Supplied information:
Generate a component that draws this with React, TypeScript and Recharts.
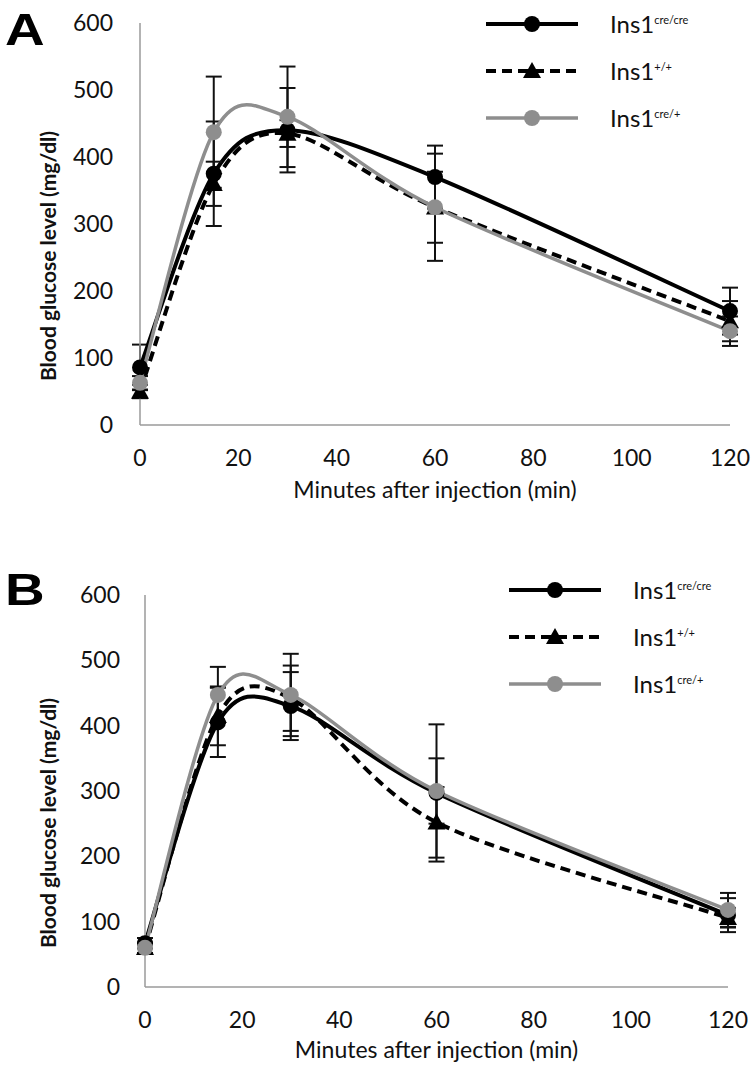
import React from 'react';
import { LineChart, Line, XAxis, YAxis, ErrorBar, Legend } from 'recharts';

const minutes = [0, 15, 30, 60, 120];
const xTicks = [0, 20, 40, 60, 80, 100, 120];
const yTicks = [0, 100, 200, 300, 400, 500, 600];

// panel A
const aCreCre = [86, 375, 440, 370, 170];
const aCreCreErr = [34, 78, 63, 47, 35];
const aWt = [50, 360, 435, 325, 155];
const aWtErr = [10, 33, 20, 80, 30];
const aCreWt = [63, 437, 460, 325, 140];
const aCreWtErr = [10, 83, 75, 53, 22];

// panel B
const bCreCre = [67, 405, 430, 297, 110];
const bCreCreErr = [8, 53, 52, 105, 26];
const bWt = [60, 415, 442, 252, 106];
const bWtErr = [8, 45, 50, 54, 15];
const bCreWt = [60, 447, 447, 300, 118];
const bCreWtErr = [8, 43, 63, 50, 26];

const legendOrder = ['creCre', 'wt', 'creWt'];
const legendSup: Record<string, string> = {
  creCre: 'cre/cre',
  wt: '+/+',
  creWt: 'cre/+',
};

const FONT = "Lato, 'Open Sans', sans-serif";
const GRAY = '#8e8e8e';
const Y_TITLE = 'Blood glucose level (mg/dl)';

const buildRows = (cc: number[], ccE: number[], wt: number[], wtE: number[], cw: number[], cwE: number[]) =>
  minutes.map((m, i) => ({
    min: m,
    creCre: cc[i],
    creCreErr: ccE[i],
    wt: wt[i],
    wtErr: wtE[i],
    creWt: cw[i],
    creWtErr: cwE[i],
  }));

// Excel-like smoothed line (Catmull-Rom to bezier)
const excelCurve = (context: any) => {
  let pts: number[][] = [];
  const k = 1 / 6.5;
  return {
    areaStart() {},
    areaEnd() {},
    lineStart() {
      pts = [];
    },
    point(x: number, y: number) {
      pts.push([+x, +y]);
    },
    lineEnd() {
      if (!pts.length) return;
      context.moveTo(pts[0][0], pts[0][1]);
      for (let i = 0; i < pts.length - 1; i++) {
        const p0 = pts[i - 1] || pts[i];
        const p1 = pts[i];
        const p2 = pts[i + 1];
        const p3 = pts[i + 2] || p2;
        context.bezierCurveTo(
          p1[0] + (p2[0] - p0[0]) * k,
          p1[1] + (p2[1] - p0[1]) * k,
          p2[0] - (p3[0] - p1[0]) * k,
          p2[1] - (p3[1] - p1[1]) * k,
          p2[0],
          p2[1]
        );
      }
    },
  };
};

const TriangleDot = (props: any) => {
  const { cx, cy, index } = props;
  if (cx == null || cy == null) return null;
  const s = 9;
  return (
    <polygon
      key={`tri-${index}`}
      points={`${cx},${cy - s} ${cx - s},${cy + s * 0.8} ${cx + s},${cy + s * 0.8}`}
      fill="#000"
    />
  );
};

const YTitle = (props: any) => {
  const vb = props.viewBox || {};
  const cx = (vb.x ?? 0) + 27;
  const cy = (vb.y ?? 0) + (vb.height ?? 0) / 2 + 32;
  return (
    <text
      x={cx}
      y={cy}
      transform={`rotate(-90, ${cx}, ${cy})`}
      textAnchor="middle"
      dominantBaseline="central"
      fill="#111"
      fontSize={21}
      fontWeight={700}
      fontFamily={FONT}
    >
      {Y_TITLE}
    </text>
  );
};

const renderLegend = (props: any) => {
  const items = [...(props.payload || [])].sort(
    (a: any, b: any) => legendOrder.indexOf(a.dataKey) - legendOrder.indexOf(b.dataKey)
  );
  return (
    <div style={{ fontFamily: FONT }}>
      {items.map((entry: any) => {
        const key = entry.dataKey as string;
        const color = key === 'creWt' ? GRAY : '#000';
        return (
          <div key={key} style={{ display: 'flex', alignItems: 'center', height: 47 }}>
            <svg width={92} height={24}>
              <line
                x1={0}
                x2={92}
                y1={12}
                y2={12}
                stroke={color}
                strokeWidth={key === 'creWt' ? 3.5 : 4}
                strokeDasharray={key === 'wt' ? '10 6' : undefined}
              />
              {key === 'wt' ? (
                <polygon points="46,3 37,19 55,19" fill="#000" />
              ) : (
                <circle cx={46} cy={12} r={8} fill={color} />
              )}
            </svg>
            <span style={{ marginLeft: 32, fontSize: 24, color: '#111', lineHeight: 1 }}>
              Ins1
              <sup style={{ fontSize: 11, verticalAlign: 'top', position: 'relative', top: 2 }}>{legendSup[key]}</sup>
            </span>
          </div>
        );
      })}
    </div>
  );
};

interface PanelProps {
  letter: string;
  top: number;
  rows: any[];
  margin: { top: number; right: number; left: number; bottom: number };
  yWidth: number;
  xHeight: number;
  yTickMargin: number;
  legendTop: number;
  legendLeft: number;
}

const Panel = ({ letter, top, rows, margin, yWidth, xHeight, yTickMargin, legendTop, legendLeft }: PanelProps) => (
  <div style={{ position: 'absolute', top, left: 0, width: 756, height: 510 }}>
    <div
      style={{
        position: 'absolute',
        left: 5,
        top: 7,
        fontFamily: "'Liberation Sans', Arial, sans-serif",
        fontWeight: 700,
        fontSize: 45,
        lineHeight: '45px',
        transform: 'scaleX(1.22)',
        transformOrigin: 'left top',
        color: '#000',
      }}
    >
      {letter}
    </div>
    <LineChart width={756} height={510} data={rows} margin={margin}>
      <XAxis
        dataKey="min"
        type="number"
        domain={[0, 120]}
        ticks={xTicks}
        tickLine={false}
        tickSize={0}
        tickMargin={25}
        stroke="#9a9a9a"
        strokeWidth={1.5}
        height={xHeight}
        tick={{ fill: '#111', fontSize: 23, fontFamily: FONT }}
        label={{
          value: 'Minutes after injection (min)',
          position: 'insideBottom',
          offset: 7,
          style: { fill: '#111', fontSize: 23, fontFamily: FONT },
        }}
      />
      <YAxis
        type="number"
        domain={[0, 600]}
        ticks={yTicks}
        tickLine={false}
        tickSize={0}
        tickMargin={yTickMargin}
        stroke="#9a9a9a"
        strokeWidth={1.5}
        width={yWidth}
        tick={{ fill: '#111', fontSize: 23, fontFamily: FONT }}
        label={<YTitle />}
      />
      <Legend
        content={renderLegend}
        layout="vertical"
        verticalAlign="middle"
        align="center"
        wrapperStyle={{ position: 'absolute', top: legendTop, left: legendLeft, width: 260 }}
      />
      <Line
        dataKey="creCre"
        type={excelCurve as any}
        stroke="#000"
        strokeWidth={4}
        dot={{ r: 8, fill: '#000', stroke: '#000', strokeWidth: 0 }}
        isAnimationActive={false}
      >
        <ErrorBar dataKey="creCreErr" direction="y" width={8} stroke="#111" strokeWidth={2} />
      </Line>
      <Line
        dataKey="wt"
        type={excelCurve as any}
        stroke="#000"
        strokeWidth={4}
        strokeDasharray="10 6"
        dot={TriangleDot}
        isAnimationActive={false}
      >
        <ErrorBar dataKey="wtErr" direction="y" width={8} stroke="#111" strokeWidth={2} />
      </Line>
      <Line
        dataKey="creWt"
        type={excelCurve as any}
        stroke={GRAY}
        strokeWidth={3.5}
        dot={{ r: 8, fill: GRAY, stroke: GRAY, strokeWidth: 0 }}
        isAnimationActive={false}
      >
        <ErrorBar dataKey="creWtErr" direction="y" width={8} stroke="#111" strokeWidth={2} />
      </Line>
    </LineChart>
  </div>
);

export default function App() {
  const rowsA = buildRows(aCreCre, aCreCreErr, aWt, aWtErr, aCreWt, aCreWtErr);
  const rowsB = buildRows(bCreCre, bCreCreErr, bWt, bWtErr, bCreWt, bCreWtErr);
  return (
    <div style={{ position: 'absolute', top: 0, left: 0, width: 756, height: 1070, background: '#fff', overflow: 'hidden' }}>
      <Panel
        letter="A"
        top={0}
        rows={rowsA}
        margin={{ top: 23, right: 26, left: 20, bottom: 5 }}
        yWidth={120}
        xHeight={80}
        yTickMargin={27}
        legendTop={0}
        legendLeft={486}
      />
      <Panel
        letter="B"
        top={560}
        rows={rowsB}
        margin={{ top: 35, right: 28, left: 20, bottom: 5 }}
        yWidth={125}
        xHeight={78}
        yTickMargin={25}
        legendTop={6}
        legendLeft={509}
      />
    </div>
  );
}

Goal of the exercise:
The lines from the start of the data through the line that contains "const yTicks = [0, 100, 200, 300, 400, 500, 600];" are to be returned exactly, please, with both ends included and every picture left out.

The response:
Generate a component that draws this with React, TypeScript and Recharts.
import React from 'react';
import { LineChart, Line, XAxis, YAxis, ErrorBar, Legend } from 'recharts';

const minutes = [0, 15, 30, 60, 120];
const xTicks = [0, 20, 40, 60, 80, 100, 120];
const yTicks = [0, 100, 200, 300, 400, 500, 600];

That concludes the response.